-- begin --

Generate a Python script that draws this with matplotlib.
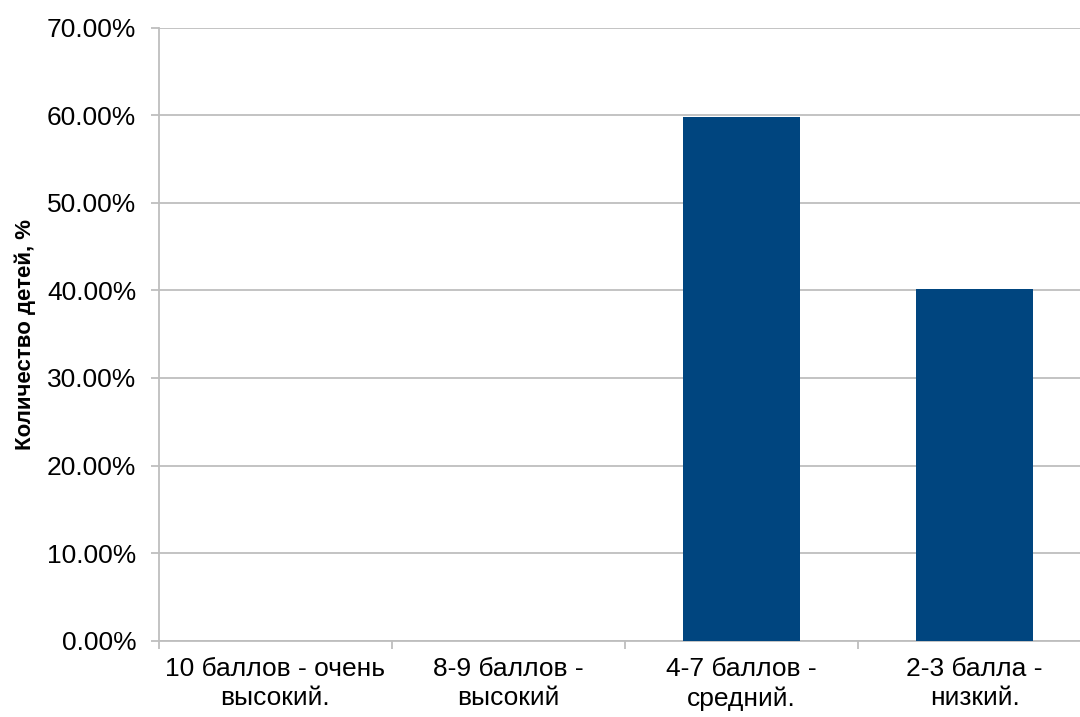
import numpy as np
import matplotlib.pyplot as plt
from matplotlib.ticker import FuncFormatter

plt.rcParams["font.family"] = ["Liberation Sans", "DejaVu Sans"]

# данные
categories = ["10 баллов - очень\nвысокий.", "8-9 баллов -\nвысокий",
              "4-7 баллов -\nсредний.", "2-3 балла -\nнизкий."]
values = [0.0, 0.0, 59.8, 40.2]
yticks = [0, 10, 20, 30, 40, 50, 60, 70]

bar_color = '#00457F'
grid_color = '#BEBEBE'

fig = plt.figure(figsize=(10.8, 7.17), dpi=100)
ax = fig.add_axes([0.1468, 0.1064, 0.8637, 0.8552])

x = np.arange(len(categories))
ax.bar(x, values, width=0.5, color=bar_color, zorder=3)

ax.set_xlim(-0.5, len(categories) - 0.5)
ax.set_ylim(0, 70)
ax.set_yticks(yticks)
ax.yaxis.set_major_formatter(FuncFormatter(lambda v, p: f"{v:.2f}%"))
ax.set_xticks(x)
ax.set_xticklabels(categories, fontsize=19, linespacing=1.25)
ax.set_xticks(np.arange(-0.5, len(categories)), minor=True)

ax.grid(axis='y', color=grid_color, linewidth=1.3, zorder=0)
ax.tick_params(axis='y', labelsize=19, length=6, color=grid_color, width=1.3, pad=10)
ax.tick_params(axis='x', which='major', length=0, pad=12)
ax.tick_params(axis='x', which='minor', length=6, color=grid_color, width=1.3)

for s in ['top', 'right']:
    ax.spines[s].set_visible(False)
for s in ['left', 'bottom']:
    ax.spines[s].set_color(grid_color)
    ax.spines[s].set_linewidth(1.3)

ax.set_ylabel('Количество детей, %', fontsize=16, fontweight='bold', labelpad=8)

fig.savefig('out.png', dpi=100)
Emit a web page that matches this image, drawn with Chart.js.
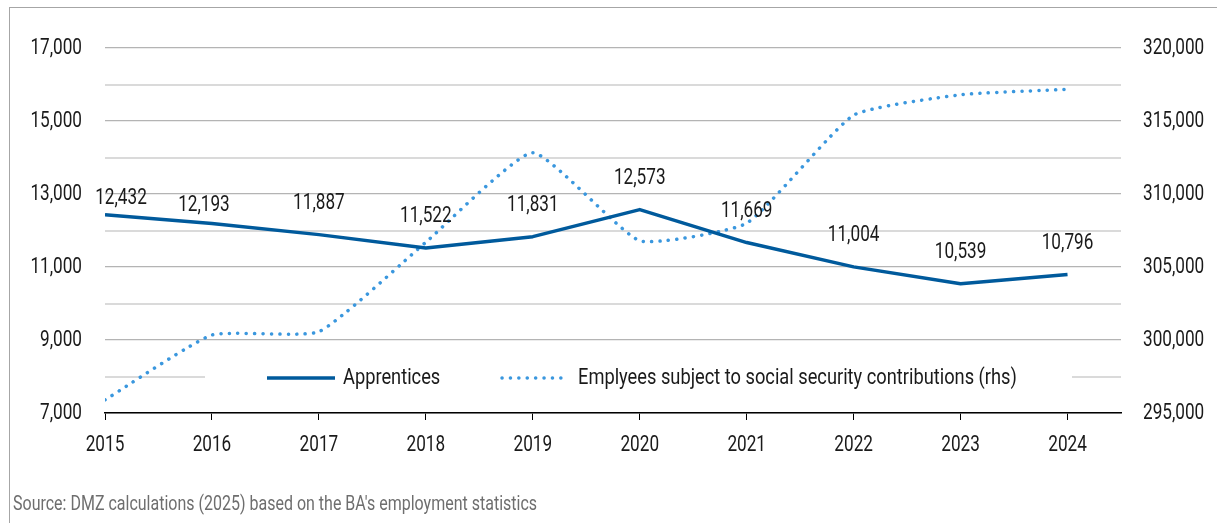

-- end --

TASK DIRECTIONS: Restate the data above word for word. Do not include the images.

ANSWER TO THE EXERCISE:
Generate a Python script that draws this with matplotlib.
import numpy as np
import matplotlib.pyplot as plt
from matplotlib.ticker import FuncFormatter

plt.rcParams["font.family"] = ["Liberation Sans", "DejaVu Sans"]

# данные
categories = ["10 баллов - очень\nвысокий.", "8-9 баллов -\nвысокий",
              "4-7 баллов -\nсредний.", "2-3 балла -\nнизкий."]
values = [0.0, 0.0, 59.8, 40.2]
yticks = [0, 10, 20, 30, 40, 50, 60, 70]

bar_color = '#00457F'
grid_color = '#BEBEBE'

fig = plt.figure(figsize=(10.8, 7.17), dpi=100)
ax = fig.add_axes([0.1468, 0.1064, 0.8637, 0.8552])

x = np.arange(len(categories))
ax.bar(x, values, width=0.5, color=bar_color, zorder=3)

ax.set_xlim(-0.5, len(categories) - 0.5)
ax.set_ylim(0, 70)
ax.set_yticks(yticks)
ax.yaxis.set_major_formatter(FuncFormatter(lambda v, p: f"{v:.2f}%"))
ax.set_xticks(x)
ax.set_xticklabels(categories, fontsize=19, linespacing=1.25)
ax.set_xticks(np.arange(-0.5, len(categories)), minor=True)

ax.grid(axis='y', color=grid_color, linewidth=1.3, zorder=0)
ax.tick_params(axis='y', labelsize=19, length=6, color=grid_color, width=1.3, pad=10)
ax.tick_params(axis='x', which='major', length=0, pad=12)
ax.tick_params(axis='x', which='minor', length=6, color=grid_color, width=1.3)

for s in ['top', 'right']:
    ax.spines[s].set_visible(False)
for s in ['left', 'bottom']:
    ax.spines[s].set_color(grid_color)
    ax.spines[s].set_linewidth(1.3)

ax.set_ylabel('Количество детей, %', fontsize=16, fontweight='bold', labelpad=8)

fig.savefig('out.png', dpi=100)
Emit a web page that matches this image, drawn with Chart.js.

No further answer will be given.